Заказавши торбу для сухарей, я окончательно упаковал свою мизерию, взял второй том Либельта и три оставшиеся сигары из числа тех 25 сигар, что прислал мне Лазаревский вместе с сепиею. Отличные сигары — настоящие гаванские. Возвратившись на огород, я, по обыкновению, до обеда лежал под своею любимою вербою и читал Либельта. Сегодня и Либельт мне показался умеренным идеалистом и более похожим на человека с телом, нежели на бесплотного немца. В одном месте он (разумеется, осторожно) доказывает, что воля и сила духа не может проявиться без материи. Либельт решительно похорошел в моих глазах, но он все-таки школяр. Он пренаивно доказывает присутствие всемогущего творца вселенной во всем видимом и невидимом нами мире и так же хлопочет об этой старой, как свет, истине, как будто это его собственное открытие.
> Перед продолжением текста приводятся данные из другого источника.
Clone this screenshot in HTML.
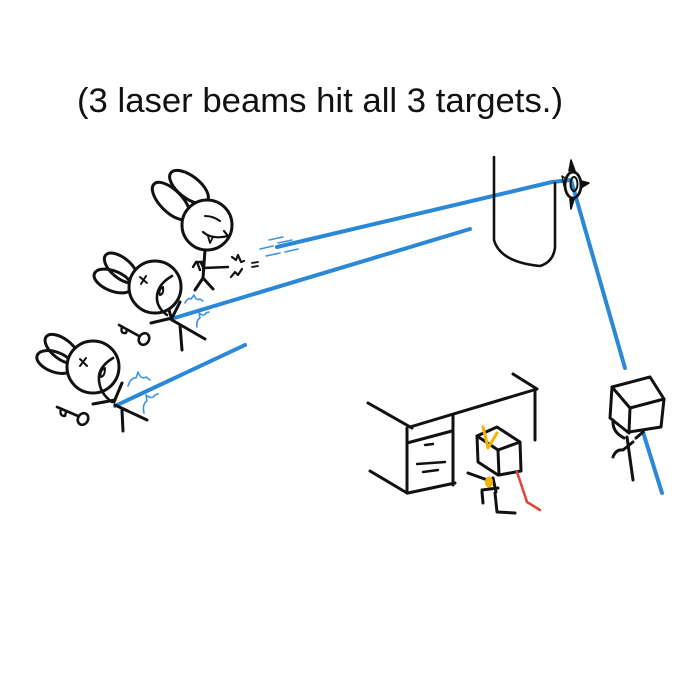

За обедом было веселее обыкновенного. Комендант [Усков] подтрунивал над моими сборами в поход, другие ему вторили более или менее любезно, но вообще вся компания была, как говорится, в своей тарелке. После обеда я, также по обыкновению, заснул под своей фавориткой-вербою, а перед вечером надел чистый китель, соломенную шляпу-самодельщину и пошел на туркменские бакчи (баштаны), и, несмотря на скудность зелени, мне и бакчи понравились. Я зашел к хозяевам в аул; около кибиток играли с козлятами нагие, смуглые дети, визжали в кибитках женщины, должно быть ругались, а за аулом мужчины творили свой намаз перед закатом солнца. Вечер был тихий, светлый. На горизонте чернела длинная полоса моря, на берегу его горели в красноватом свете скалы и на одной из скал блестели белые стены второй батареи и всего укрепления. Я любовался своею семилетнею тюрьмою. Возвращаясь на огород, набрел я на тропинку, на уже засохшей грязи которой видны были отпечатки миниатюрных детских ножек. Я любовался и следил этот крошечный детский след, пока он не исчез в степной полянке вместе с тропинкой. На огород пришел я к вечернему чаю и попотчевал Ираклия Александровича (коменданта) и Николая Ефремовича [Бажанова] (смотрителя полугоспиталя) своими заветными сигарами и сам закурил остальную. Все, начиная с Наташеньки, [108] не мало удивились, увидев в моем лице торчащую дымящуюся сигару, а нянька Авдотья, уральская казачка, та совершенно во мне разочаровалась. Она до сих пор думала, что я по крайней мере часовенный, {Т. е. раскольник из секты “приемлющих священство”.} а я такой же еретик-щепотник, как и другие. Все же вообще находили, что мне сигара к лицу и что с сигарой в лице я похож на вояжера порядочного тона. Такому удачному сравнению я и не думал противоречить и мысленно переносился на палубу парохода “Меркурия” или “Самолета”, [109] а о скромной расшиве, о бурлацких песнях, о преданиях про Стеньку Разина забыл и думать.